I have been trying to think differently about the process of ethnographic storytelling these days, about what sensations/feelings/experiences language can or cannot reach. This has me turning to poets, more often than ever. I’ve always been a fan of Paul Beatty’s poetry, and I just put down his Big Bank Take Little Bank (1991) for the five thousandth time. I always think of it as an inspiring window into how urban black cultural expressions attempt a kind of mellow mastery over racio-existential angst. This time around, it was the power of Claudia Rankine’s collection Citizen (2014) that sent me back to Beatty.

I am currently reading two new books of poetry, Spill: Scenes of Black Feminist Fugitivity (2016), by Alexis Pauline Gumbs, and Mz N: The Serial (2016), by Maureen N. McLane. I have subtitled (for myself) the latter book “Scenes of White Feminist Fugitivity,” but only because of how interesting and moving it is to read these offerings together. And because of how much I appreciate Gumbs slamming her political cards on the table so unflinchingly. Stylistically—and in terms of tone and topics—the two books are very different, but there is something about their attempts to write on, through, and against the things usually emphasized or silenced in discussions of gender that prod me to flip back and forth between the two poets as though they had conspired together all along.

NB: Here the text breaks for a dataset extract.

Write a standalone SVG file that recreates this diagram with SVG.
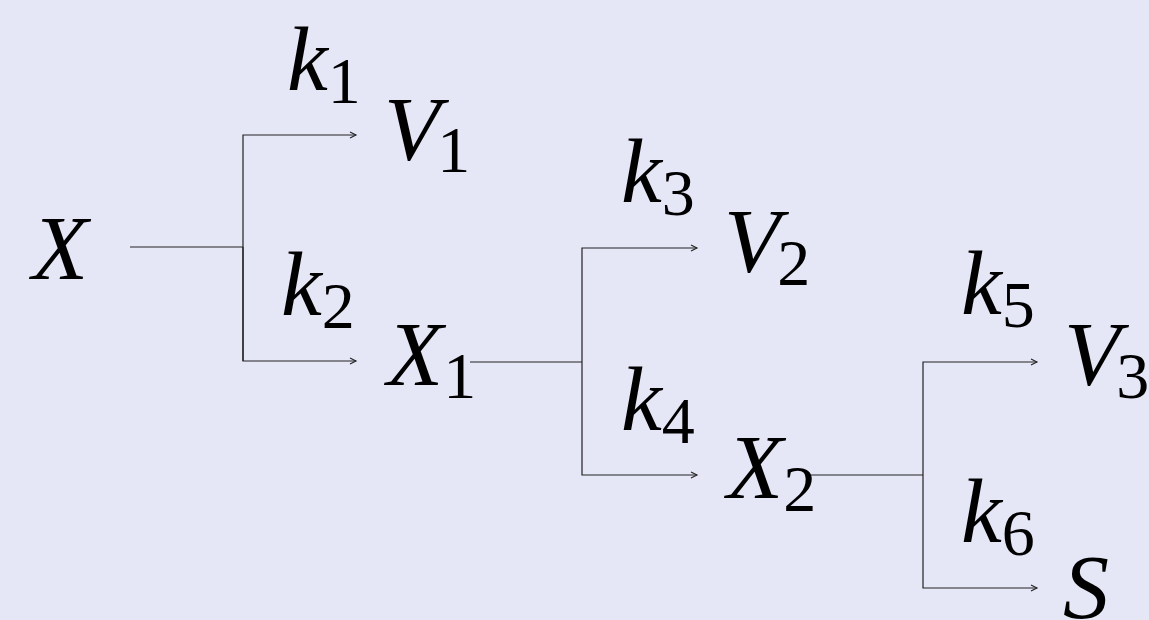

As I read poetry from Gumbs and McLane, my next major project marinates: an ethnography and one-person performance piece about Paschal Beverly Randolph, a nineteenth-century mesmerist, sex magician, and spirit medium who wrote in every genre imaginable, including ethnography. An African American born free in New York City around 1825, Randolph is credited with moving America from the learned passivities of spiritualism to the agential manipulations of occultism. My performance will use his fascinating life story (complete with tales from his excursions in the Middle East and Europe, along with his attempts to sell sex cures through the mail) to make an argument about the discipline of anthropology’s current fascination with a kind of occulted methodology, a disembodied empiricism that allows the field to miss important questions about some of its own ideological commitments and essentialist longings. I retool and reimagine Randolph’s critique of spiritualism to ground a contemporary response to institutionalized forms of ethnographic practice.

I think that the poets can help immensely in that effort.